Food: Francis likes to keep his menu simple, we're told. So we've got two words for him: food trucks.

Baseball: The pontiff will probably hit town in late September. He's a sports fan (a soccer partisan, mostly). The only game in town: The Giants will visit the A's Sept. 25-27. We think PF1 might be invited to throw out the first pitch. Then, maybe after a beer and a Coliseum dog, he could pay the favor back by performing a miracle and getting the A's a new ballpark.

The Sharing Economy: Hotels in San Francisco are pricey, and the killer is that they're not even in the best neighborhoods for a pope to hang out. Airbnb or HomeAway to the rescue! We're sure Francis could find a nice view unit on Potrero Hill or Pacific Heights for a song (or hymn of his choice). Someone ought to warn the pontiff ahead of time that this kind of "sharing" involves cash upfront.

Bridges and Other Scenery: Pope John Paul II, our last papal visitor, reportedly said the Golden Gate Bridge "rocked my world." But he never got to see the new eastern span of the Bay Bridge, which, barring any more construction issues, will still be standing during PF1's proposed visit next September.

Mission: A must for the pope's itinerary: Misión San Francisco de Asís, aka Mission Dolores. A visit would be an opportunity for the entire community to reflect on the church's still-controversial role in California's history.

Google Buses: PF1 is reportedly a fan of public transit, but we've got something even better: Google buses. Francis -- bring your WiFi-enabled iPad for maximum productivity. If you're lucky, someone will save you a window seat so you can see the bus protesters close-up.
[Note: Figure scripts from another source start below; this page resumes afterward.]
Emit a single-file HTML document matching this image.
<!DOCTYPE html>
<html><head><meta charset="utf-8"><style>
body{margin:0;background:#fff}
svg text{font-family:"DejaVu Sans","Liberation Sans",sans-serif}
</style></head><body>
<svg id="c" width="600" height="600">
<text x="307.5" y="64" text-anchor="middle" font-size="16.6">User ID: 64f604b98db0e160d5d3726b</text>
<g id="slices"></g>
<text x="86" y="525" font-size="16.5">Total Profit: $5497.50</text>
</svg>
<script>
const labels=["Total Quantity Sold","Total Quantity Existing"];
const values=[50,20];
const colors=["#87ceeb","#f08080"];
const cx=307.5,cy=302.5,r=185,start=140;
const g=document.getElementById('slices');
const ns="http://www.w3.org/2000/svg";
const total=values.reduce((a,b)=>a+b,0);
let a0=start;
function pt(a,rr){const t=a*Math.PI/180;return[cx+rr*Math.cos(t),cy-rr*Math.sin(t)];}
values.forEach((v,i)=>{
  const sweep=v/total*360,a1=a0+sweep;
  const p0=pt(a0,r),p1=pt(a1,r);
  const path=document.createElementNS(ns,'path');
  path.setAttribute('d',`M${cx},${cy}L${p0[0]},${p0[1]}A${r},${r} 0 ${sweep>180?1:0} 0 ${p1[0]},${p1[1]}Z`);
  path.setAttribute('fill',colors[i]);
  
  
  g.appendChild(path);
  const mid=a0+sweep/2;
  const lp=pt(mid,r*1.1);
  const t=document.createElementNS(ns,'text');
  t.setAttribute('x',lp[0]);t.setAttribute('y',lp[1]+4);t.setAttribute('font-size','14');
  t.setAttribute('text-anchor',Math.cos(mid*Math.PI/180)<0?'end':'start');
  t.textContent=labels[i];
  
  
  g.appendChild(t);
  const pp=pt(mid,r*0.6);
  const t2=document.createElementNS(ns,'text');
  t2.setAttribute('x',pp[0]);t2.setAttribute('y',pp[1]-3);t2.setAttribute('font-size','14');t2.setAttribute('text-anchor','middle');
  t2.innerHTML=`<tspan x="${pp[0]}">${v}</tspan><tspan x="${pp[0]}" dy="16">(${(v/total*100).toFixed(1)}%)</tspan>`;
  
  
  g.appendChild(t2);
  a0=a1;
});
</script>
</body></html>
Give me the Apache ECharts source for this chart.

People: And speaking of protesters -- well, a word of explanation for the pontiff about the people he might see carrying signs on the streets. Most of them are folks who say they're being pushed out of the city of St. Francis -- through a combination of high housing prices, low wages, even short-term rental conversions like the Airbnb digs we suggested. San Francisco is famous for its diversity, if not always for its tolerance. Our advice would be to visit while some semblance of that diversity is intact -- things here are changing fast.

Hang Out With the Archbishop: "If someone is gay and he searches for the Lord and has good will, who am I to judge?" Pope Francis surprised the world last year with that pronouncement, which on the surface anyway appears diametrically opposed to the Catholic Church's general hostility toward same-sex marriage and gays and lesbians in the church. San Francisco Archbishop Salvatore Cordileone is one of the church's leading opponents of same-sex marriage. We wonder if PF1 would be inclined to deliver that "who am I to judge?" message directly to the archbishop.